Shut Out: Consumers Fuming Over Cash for Clunker Shortfall
They were on the way to pick up their new car... and then the dealership called.
July 31, 2009— -- Thanks to the cash for clunkers program, Kay Ling and her husband Lowell were supposed to pick up their new 2009 Ford Escape this morning. But then, just two and half hours before they set off one last time in their rusty old car, the phone rang.
The dealership was delaying the sale indefinitely because of questions about the future of the government program.
"They said they didn't want to give us our new vehicle, then have to ask for it back if the program didn't work out. By then, they would have already crushed our 1994 Dodge Dakota," Ling said. "This is so frustrating."
Ling and thousands of other car shoppers around the country were thrown into limbo last night when the White House said the that just days after its start, the government's popular cash for clunkers program was running out of money.

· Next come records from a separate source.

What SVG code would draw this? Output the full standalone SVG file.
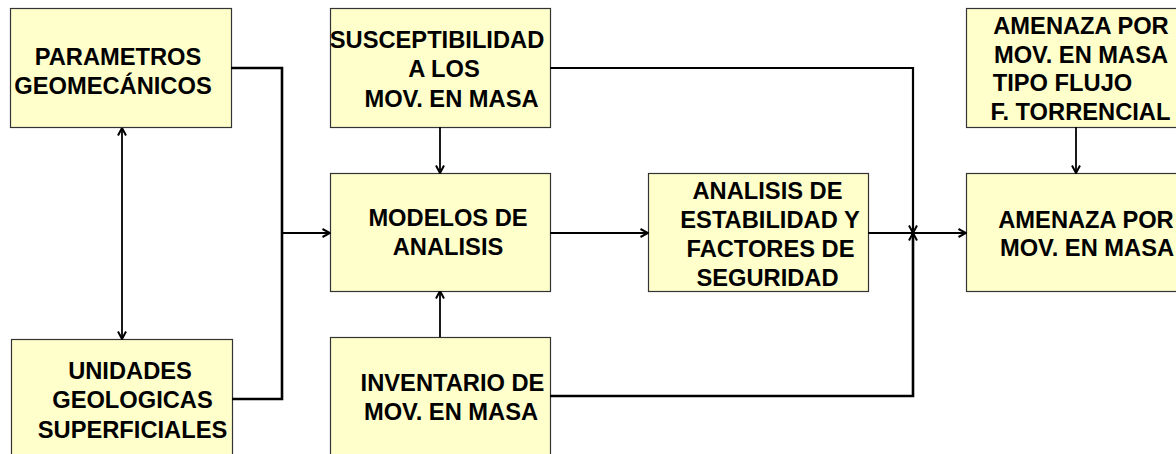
<svg xmlns="http://www.w3.org/2000/svg" width="1176" height="454" viewBox="0 0 1176 454">
<style>
.box{fill:#FFFFCC;stroke:#333333;stroke-width:1.2}
.t{font-family:"Liberation Sans",Arial,sans-serif;font-weight:bold;font-size:23.7px;fill:#000;text-anchor:middle}
.c{fill:none;stroke:#000;stroke-width:2.2}
</style>
<defs>
<marker id="arr" viewBox="0 0 10 10" refX="9.5" refY="5" markerWidth="10" markerHeight="10" markerUnits="userSpaceOnUse" orient="auto-start-reverse">
<path d="M2,1 L9.5,5 L2,9" fill="none" stroke="#000" stroke-width="2"/>
</marker>
</defs>
<rect width="1176" height="454" fill="#FFFFFF"/>
<g id="parametros">
<rect class="box" x="10.5" y="8.5" width="221" height="119"/>
<text class="t" x="118" y="64.5">PARAMETROS</text>
<text class="t" x="113" y="93.5">GEOMECÁNICOS</text>
</g>
<g id="unidades">
<rect class="box" x="11.5" y="339.5" width="221" height="130"/>
<text class="t" x="130" y="378.5">UNIDADES</text>
<text class="t" x="132.5" y="407.5">GEOLOGICAS</text>
<text class="t" x="132.5" y="437.5">SUPERFICIALES</text>
</g>
<g id="susceptibilidad">
<rect class="box" x="330.5" y="8.5" width="220" height="119"/>
<text class="t" x="437" y="48">SUSCEPTIBILIDAD</text>
<text class="t" x="444" y="77">A LOS</text>
<text class="t" x="451.5" y="107">MOV. EN MASA</text>
</g>
<g id="modelos">
<rect class="box" x="330.5" y="173.5" width="220" height="118"/>
<text class="t" x="448" y="226">MODELOS DE</text>
<text class="t" x="448" y="255">ANALISIS</text>
</g>
<g id="analisis">
<rect class="box" x="648.5" y="173.5" width="220" height="118"/>
<text class="t" x="767.5" y="198.5">ANALISIS DE</text>
<text class="t" x="770" y="227.5">ESTABILIDAD Y</text>
<text class="t" x="770.5" y="256.5">FACTORES DE</text>
<text class="t" x="767.5" y="286">SEGURIDAD</text>
</g>
<g id="inventario">
<rect class="box" x="330.5" y="337.5" width="220" height="130"/>
<text class="t" x="452.5" y="391">INVENTARIO DE</text>
<text class="t" x="451" y="420">MOV. EN MASA</text>
</g>
<g id="amenaza-flujo">
<rect class="box" x="966.5" y="8.5" width="230" height="119"/>
<text class="t" x="1081" y="33.5">AMENAZA POR</text>
<text class="t" x="1081" y="62.5">MOV. EN MASA</text>
<text class="t" x="1062.5" y="91">TIPO FLUJO</text>
<text class="t" x="1080.5" y="119.5">F. TORRENCIAL</text>
</g>
<g id="amenaza">
<rect class="box" x="966.5" y="173.5" width="230" height="118"/>
<text class="t" x="1086" y="228">AMENAZA POR</text>
<text class="t" x="1087" y="256">MOV. EN MASA</text>
</g>
<g id="connectors">
<polyline class="c" points="231,68 282,68 282,399 232,399" style="stroke-width:2.6"/>
<line class="c" x1="282" y1="233" x2="330" y2="233" marker-end="url(#arr)"/>
<line class="c" x1="122" y1="128" x2="122" y2="339" marker-start="url(#arr)" marker-end="url(#arr)" style="stroke-width:1.8"/>
<line class="c" x1="440" y1="127" x2="440" y2="173" marker-end="url(#arr)" style="stroke-width:1.8"/>
<polyline class="c" points="550,68 913,68 913,233" marker-end="url(#arr)"/>
<polyline class="c" points="550,396 913,396 913,233" marker-end="url(#arr)" style="stroke-width:2.6"/>
<line class="c" x1="550" y1="233" x2="648" y2="233" marker-end="url(#arr)"/>
<line class="c" x1="868" y1="233" x2="966" y2="233" marker-end="url(#arr)"/>
<line class="c" x1="440" y1="337" x2="440" y2="291" marker-end="url(#arr)" style="stroke-width:1.8"/>
<line class="c" x1="1076" y1="127" x2="1076" y2="173" marker-end="url(#arr)" style="stroke-width:1.8"/>
</g>
</svg>
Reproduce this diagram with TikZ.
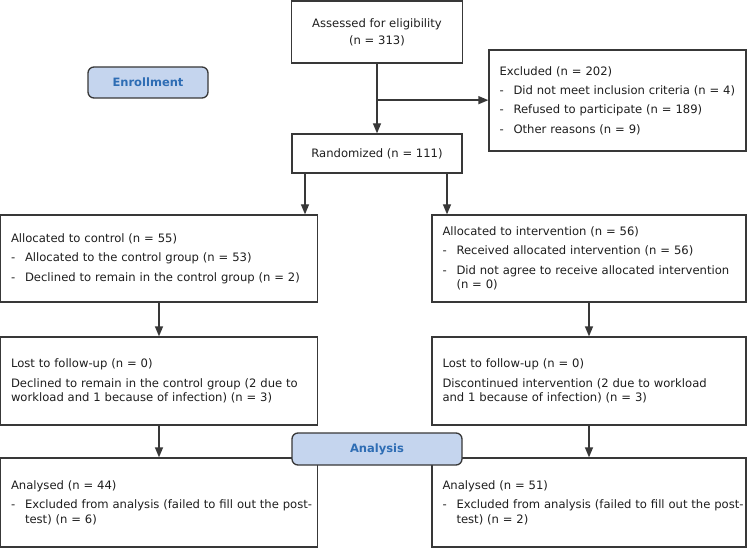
\documentclass[tikz,border=0pt]{standalone}
\usepackage{fontspec}
\setmainfont{DejaVu Sans}
\usetikzlibrary{arrows.meta}
\definecolor{boxc}{HTML}{383838}
\definecolor{txt}{HTML}{1E1E1E}
\definecolor{pillfill}{HTML}{C5D5EE}
\definecolor{pilltxt}{HTML}{2E6DB4}
\newcommand\dashitem{\makebox[14pt][l]{-}}
\newcommand\contind{\hspace*{14pt}}
\begin{document}
\begin{tikzpicture}[x=1pt,y=-1pt,
 box/.style={draw=boxc, line width=1.3pt, fill=white, rectangle, inner xsep=10pt, inner ysep=0pt, align=left, text=txt, font=\fontsize{11.6}{14.5}\selectfont},
 cbox/.style={box, align=center},
 pill/.style={draw=boxc, line width=1.3pt, fill=pillfill, rounded corners=6pt, text=pilltxt, inner sep=0pt, font=\fontsize{11.5}{14}\selectfont\bfseries},
 arr/.style={draw=boxc, line width=1.3pt, -{Triangle[length=10pt,width=8pt]}},
]
\useasboundingbox (0,0) rectangle (750,548);
\fill[white] (0,0) rectangle (750,548);

\node[cbox, minimum width=171pt, minimum height=62pt] (assess) at (377,32) {Assessed for eligibility\\[2.5pt](n = 313)};
\node[box, minimum width=257pt, text width=236pt, minimum height=101pt] (excl) at (617.5,100.5)
 {\mbox{Excluded (n = 202)}\\[4.8pt]
  \mbox{\dashitem Did not meet inclusion criteria (n = 4)}\\[4.8pt]
  \mbox{\dashitem Refused to participate (n = 189)}\\[4.8pt]
  \mbox{\dashitem Other reasons (n = 9)}};
\node[pill, minimum width=120pt, minimum height=31pt] (enroll) at (148,82.5) {Enrollment};
\node[cbox, minimum width=170pt, minimum height=39pt] (rand) at (377,153.5) {Randomized (n = 111)};

\node[box, minimum width=317pt, text width=296pt, minimum height=87pt] (ctl) at (159,258.5)
 {\mbox{Allocated to control (n = 55)}\\[4.8pt]
  \mbox{\dashitem Allocated to the control group (n = 53)}\\[4.8pt]
  \mbox{\dashitem Declined to remain in the control group (n = 2)}};
\node[box, minimum width=314pt, text width=293pt, minimum height=87pt] (intv) at (589,258.5)
 {\mbox{Allocated to intervention (n = 56)}\\[4.8pt]
  \mbox{\dashitem Received allocated intervention (n = 56)}\\[4.8pt]
  \mbox{\dashitem Did not agree to receive allocated intervention}\\
  \mbox{\contind(n = 0)}};

\node[box, minimum width=317pt, text width=296pt, minimum height=88pt] (lostc) at (159,381)
 {\mbox{Lost to follow-up (n = 0)}\\[4.8pt]
  \mbox{Declined to remain in the control group (2 due to}\\
  \mbox{workload and 1 because of infection) (n = 3)}};
\node[box, minimum width=314pt, text width=293pt, minimum height=88pt] (losti) at (589,381)
 {\mbox{Lost to follow-up (n = 0)}\\[4.8pt]
  \mbox{Discontinued intervention (2 due to workload}\\
  \mbox{and 1 because of infection) (n = 3)}};

\node[box, minimum width=317pt, text width=296pt, minimum height=89pt] (anac) at (159,502.5)
 {\mbox{Analysed (n = 44)}\\[4.8pt]
  \mbox{\dashitem Excluded from analysis (failed to fill out the post-}\\
  \mbox{\contind test) (n = 6)}};
\node[box, minimum width=314pt, text width=293pt, minimum height=89pt] (anai) at (589,502.5)
 {\mbox{Analysed (n = 51)}\\[4.8pt]
  \mbox{\dashitem Excluded from analysis (failed to fill out the post-}\\
  \mbox{\contind test) (n = 2)}};

\node[pill, minimum width=170pt, minimum height=32pt] (analysis) at (377,449) {Analysis};

\coordinate (br) at ([yshift=-36.5pt]assess.south);
\draw[arr] (assess) -- (rand);
\draw[arr] (br) -- (br -| excl.west);
\draw[arr] ([xshift=-72pt]rand.south) -- ([xshift=-72pt]rand.south |- ctl.north);
\draw[arr] ([xshift=70pt]rand.south) -- ([xshift=70pt]rand.south |- intv.north);
\draw[arr] (ctl) -- (lostc);
\draw[arr] (intv) -- (losti);
\draw[arr] (lostc) -- (anac);
\draw[arr] (losti) -- (anai);
\end{tikzpicture}
\end{document}
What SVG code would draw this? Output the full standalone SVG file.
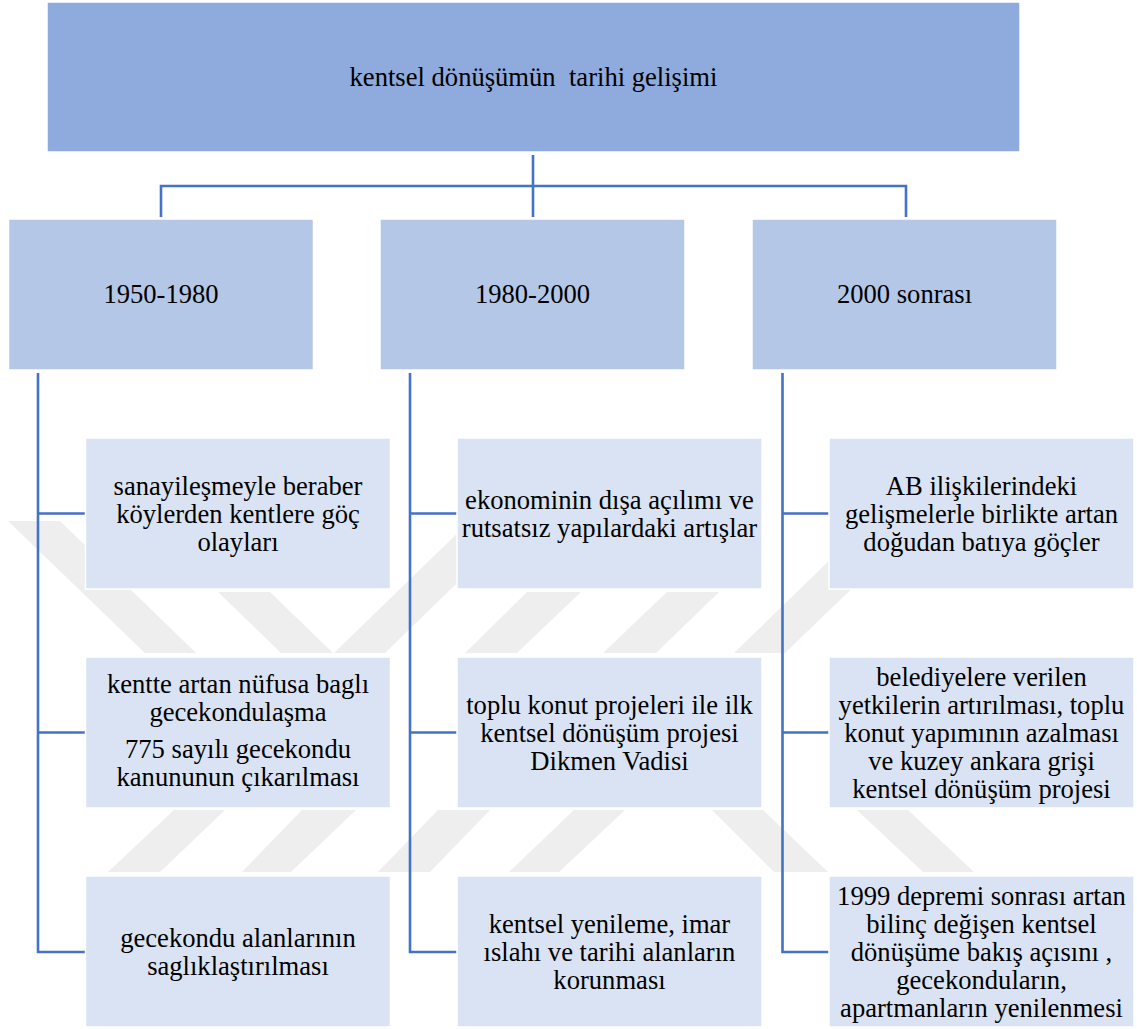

Lawmakers had originally expected the program to last until Nov. 1 or when the $1 billion budget for new car sale rebates ran out. Now it's possible that the program won't even last a week.
The government has not officially suspended the program but some dealers, afraid that they won't get reimbursed by the government, have stopped making new sales. Others are moving forward, hoping that the government will still honor deals and that Congress will put more money into the program.
"Quite frankly, we're planning on having our dealerships open this morning and we plan on selling," Marc Cannon, spokesman for AutoNation, the country's largest automotive retailer said. "The government did not suspend the program. They discussed it. They're looking for money right now and we have told our dealerships that we are open and taking cash for clunkers."